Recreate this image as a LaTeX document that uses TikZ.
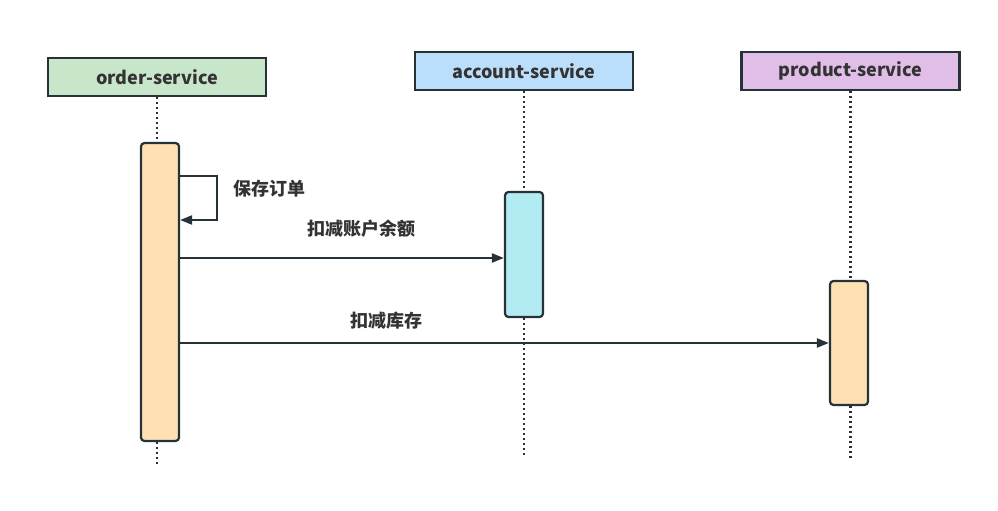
\documentclass[tikz,border=0pt]{standalone}
\usepackage{fontspec}
\setmainfont{Noto Sans CJK SC}
\usetikzlibrary{arrows.meta}
\definecolor{txt}{HTML}{333333}
\definecolor{edge}{HTML}{263238}
\definecolor{ordergreen}{HTML}{C8E6C9}
\definecolor{accountblue}{HTML}{BBDEFB}
\definecolor{productpurple}{HTML}{E1BEE7}
\definecolor{actorange}{HTML}{FFE0B2}
\definecolor{actcyan}{HTML}{B2EBF2}
\begin{document}
\begin{tikzpicture}[x=1pt, y=-1pt, font=\bfseries\fontsize{18}{20}\selectfont, text=txt]
    \tikzstyle{service}=[draw=edge, line width=2.2pt, minimum width=218pt, minimum height=38pt, inner sep=0pt]
    \tikzstyle{activation}=[draw=edge, line width=2.2pt, rounded corners=3.5pt, minimum width=38pt, inner sep=0pt]
    \tikzstyle{lifeline}=[draw=edge, line width=2.2pt, dash pattern=on 2pt off 3pt]
    \tikzstyle{msg}=[draw=edge, line width=2.2pt, -{Triangle[length=12pt, width=9pt]}]
    \useasboundingbox (0,0) rectangle (998,511);

    \node (order) [service, fill=ordergreen] at (157,77) {order-service};
    \node (account) [service, fill=accountblue] at (524,71) {account-service};
    \node (product) [service, fill=productpurple] at (850.5,71) {product-service};

    \node (order-act) [activation, fill=actorange, minimum height=298pt] at (160,292) {};
    \node (account-act) [activation, fill=actcyan, minimum height=125pt] at (524,254.5) {};
    \node (product-act) [activation, fill=actorange, minimum height=124pt] at (849,343) {};

    \coordinate (order-end) at (157,465);
    \coordinate (account-end) at (524,458);
    \coordinate (product-end) at (850.5,458);

    \draw [lifeline] (order.south) -- (order.south |- order-act.north);
    \draw [lifeline] (order.south |- order-act.south) -- (order-end);
    \draw [lifeline] (account.south) -- (account-act.north);
    \draw [lifeline] (account-act.south) -- (account-end);
    \draw [lifeline] (product.south) -- (product.south |- product-act.north);
    \draw [lifeline] (product.south |- product-act.south) -- (product-end);

    \coordinate (save-from) at (order-act.east |- 0,176);
    \coordinate (save-to) at (order-act.east |- 0,220);
    \draw [msg] (save-from) -- ++(37,0) |- (save-to);
    \node (save-label) [anchor=west] at (230,189) {保存订单};

    \coordinate (debit-from) at (order-act.east |- 0,258);
    \draw [msg] (debit-from) -- (account-act.west |- debit-from);
    \node (debit-label) at (361,229) {扣减账户余额};

    \coordinate (stock-from) at (order-act.east |- 0,343);
    \draw [msg] (stock-from) -- (product-act.west |- stock-from);
    \node (stock-label) at (386,321) {扣减库存};
\end{tikzpicture}
\end{document}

WRITTEN PROBLEM: Write out the material above once more, exactly as it reads, with no pictures.

RIGHT ANSWER:
Recreate this image as a LaTeX document that uses TikZ.
\documentclass[tikz,border=0pt]{standalone}
\usepackage{fontspec}
\setmainfont{Noto Sans CJK SC}
\usetikzlibrary{arrows.meta}
\definecolor{txt}{HTML}{333333}
\definecolor{edge}{HTML}{263238}
\definecolor{ordergreen}{HTML}{C8E6C9}
\definecolor{accountblue}{HTML}{BBDEFB}
\definecolor{productpurple}{HTML}{E1BEE7}
\definecolor{actorange}{HTML}{FFE0B2}
\definecolor{actcyan}{HTML}{B2EBF2}
\begin{document}
\begin{tikzpicture}[x=1pt, y=-1pt, font=\bfseries\fontsize{18}{20}\selectfont, text=txt]
    \tikzstyle{service}=[draw=edge, line width=2.2pt, minimum width=218pt, minimum height=38pt, inner sep=0pt]
    \tikzstyle{activation}=[draw=edge, line width=2.2pt, rounded corners=3.5pt, minimum width=38pt, inner sep=0pt]
    \tikzstyle{lifeline}=[draw=edge, line width=2.2pt, dash pattern=on 2pt off 3pt]
    \tikzstyle{msg}=[draw=edge, line width=2.2pt, -{Triangle[length=12pt, width=9pt]}]
    \useasboundingbox (0,0) rectangle (998,511);

    \node (order) [service, fill=ordergreen] at (157,77) {order-service};
    \node (account) [service, fill=accountblue] at (524,71) {account-service};
    \node (product) [service, fill=productpurple] at (850.5,71) {product-service};

    \node (order-act) [activation, fill=actorange, minimum height=298pt] at (160,292) {};
    \node (account-act) [activation, fill=actcyan, minimum height=125pt] at (524,254.5) {};
    \node (product-act) [activation, fill=actorange, minimum height=124pt] at (849,343) {};

    \coordinate (order-end) at (157,465);
    \coordinate (account-end) at (524,458);
    \coordinate (product-end) at (850.5,458);

    \draw [lifeline] (order.south) -- (order.south |- order-act.north);
    \draw [lifeline] (order.south |- order-act.south) -- (order-end);
    \draw [lifeline] (account.south) -- (account-act.north);
    \draw [lifeline] (account-act.south) -- (account-end);
    \draw [lifeline] (product.south) -- (product.south |- product-act.north);
    \draw [lifeline] (product.south |- product-act.south) -- (product-end);

    \coordinate (save-from) at (order-act.east |- 0,176);
    \coordinate (save-to) at (order-act.east |- 0,220);
    \draw [msg] (save-from) -- ++(37,0) |- (save-to);
    \node (save-label) [anchor=west] at (230,189) {保存订单};

    \coordinate (debit-from) at (order-act.east |- 0,258);
    \draw [msg] (debit-from) -- (account-act.west |- debit-from);
    \node (debit-label) at (361,229) {扣减账户余额};

    \coordinate (stock-from) at (order-act.east |- 0,343);
    \draw [msg] (stock-from) -- (product-act.west |- stock-from);
    \node (stock-label) at (386,321) {扣减库存};
\end{tikzpicture}
\end{document}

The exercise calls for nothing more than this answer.